9TH INTERNATIONAL CONFERENCE ON APPLIED ENGINEERING AND NATURAL SCIENCES ICAENS 2026, Konya, Türkiye, 6 - 07 Nisan 2026, ss.117-123, (Tam Metin Bildiri)
Global decarbonization targets (IMO
2050, EU Euro VII, EPA 2027) mandate the phase-out of carbon-based fuels in
heavy-duty transportation. This study develops a holistic conceptual system
architecture for a hydrogen-assisted ammonia-fueled spark ignition (SI) Otto
engine that offers 100% carbon-free operation, addressing the structural
limitation of diesel engines that remain dependent on pilot fuel when operating
with low-reactivity fuels such as ammonia. The original contribution of this
study is structured around three main axes. First, it balances ammonia's low
laminar flame speed (≈ 0.07 m/s) and narrow combustion range with hydrogen's
high reactivity (≈ 2.65 m/s) through a stratified charge strategy. Second, it
controls the high-temperature conditions that inevitably result from
hydrogen-assisted combustion through the integration of water injection, cooled
exhaust gas recirculation (EGR), and turbocharging. While water injection
serves thermal balancing and knock suppression functions, EGR limits thermal NOx
formation, and the turbocharger compensates for ammonia's low volumetric energy
density.
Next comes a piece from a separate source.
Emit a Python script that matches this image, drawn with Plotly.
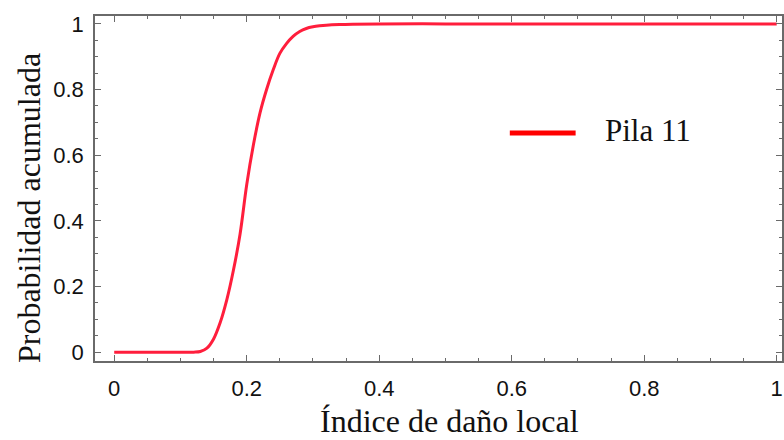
import plotly.graph_objects as go

# Cumulative probability curve for pile 11 versus local damage index
damage_index = [0.0, 0.05, 0.10, 0.12, 0.13, 0.14, 0.15, 0.16, 0.17, 0.18, 0.19,
                0.20, 0.21, 0.22, 0.23, 0.24, 0.25, 0.26, 0.27, 0.28, 0.29,
                0.30, 0.31, 0.32, 0.34, 0.36, 0.40, 0.50, 0.60, 0.70, 0.80, 0.90, 1.00]
cum_prob = [0.0, 0.0, 0.0, 0.0, 0.002, 0.012, 0.04, 0.09, 0.16, 0.25, 0.36,
            0.51, 0.63, 0.728, 0.80, 0.86, 0.91, 0.94, 0.962, 0.977, 0.986,
            0.991, 0.994, 0.996, 0.998, 0.999, 1.0, 1.0, 1.0, 1.0, 1.0, 1.0, 1.0]
series_name = "Pila 11"
x_title = "Índice de daño local"
y_title = "Probabilidad acumulada"
tick_vals = [0, 0.2, 0.4, 0.6, 0.8, 1.0]
tick_text = ["0", "0.2", "0.4", "0.6", "0.8", "1"]

line_color = "#ff1e3c"
axis_color = "#6a6a6a"
serif = "Liberation Serif, Times New Roman, serif"
sans = "Liberation Sans, Arial, sans-serif"

fig = go.Figure()
fig.add_trace(go.Scatter(
    x=damage_index, y=cum_prob, mode="lines", name=series_name,
    line=dict(color=line_color, width=3, shape="spline", smoothing=1.0),
    showlegend=False,
))

axis_common = dict(
    showline=True, linecolor=axis_color, linewidth=1.5, mirror="ticks",
    ticks="inside", ticklen=6, tickwidth=1, tickcolor=axis_color,
    showgrid=False, zeroline=False,
    tickfont=dict(family=sans, size=22, color="#111"),
    tickvals=tick_vals, ticktext=tick_text,
    minor=dict(ticks="inside", ticklen=3, tickwidth=1, tickcolor=axis_color, dtick=0.05, showgrid=False),
)

fig.update_xaxes(range=[-0.029, 1.008], ticklabelstandoff=7, **axis_common)
fig.update_yaxes(range=[-0.027, 1.024], ticklabelstandoff=5, **axis_common)

# Axis titles
fig.add_annotation(text=x_title, xref="paper", yref="paper", x=0.5167, y=-0.174,
                   showarrow=False, font=dict(family=serif, size=32, color="#111"),
                   xanchor="center", yanchor="middle")
fig.add_annotation(text=y_title, xref="paper", yref="paper", x=-0.096, y=0.4435,
                   showarrow=False, textangle=-90, font=dict(family=serif, size=32, color="#111"),
                   xanchor="center", yanchor="middle")

# Legend entry: swatch line and label
fig.add_shape(type="line", xref="paper", yref="paper", x0=0.6038, x1=0.6996, y0=0.661, y1=0.661,
              line=dict(color="#ff0000", width=5))
fig.add_annotation(text=series_name, xref="paper", yref="paper", x=0.740, y=0.667,
                   showarrow=False, font=dict(family=serif, size=31, color="#111"),
                   xanchor="left", yanchor="middle")

fig.update_layout(
    width=784, height=440,
    margin=dict(l=95, r=0, t=16, b=79),
    paper_bgcolor="white", plot_bgcolor="white",
)

fig.write_html("out.html")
Third, hydrogen functions as a reactivity regulator that governs
combustion kinetics, while the interaction between ammonia slip and NOx
in the exhaust line creates an internal selective catalytic reduction (SCR)
mechanism without requiring an external reducing agent. This study presents a
system-level conceptual framework and a guiding engineering paradigm for the
carbon-free transformation of internal combustion engines in heavy-duty
transportation. The proposed architecture combines fuel preparation, combustion
modulation, thermal management, and emission control strategies within a single
integrated framework, establishing a conceptual foundation for future research.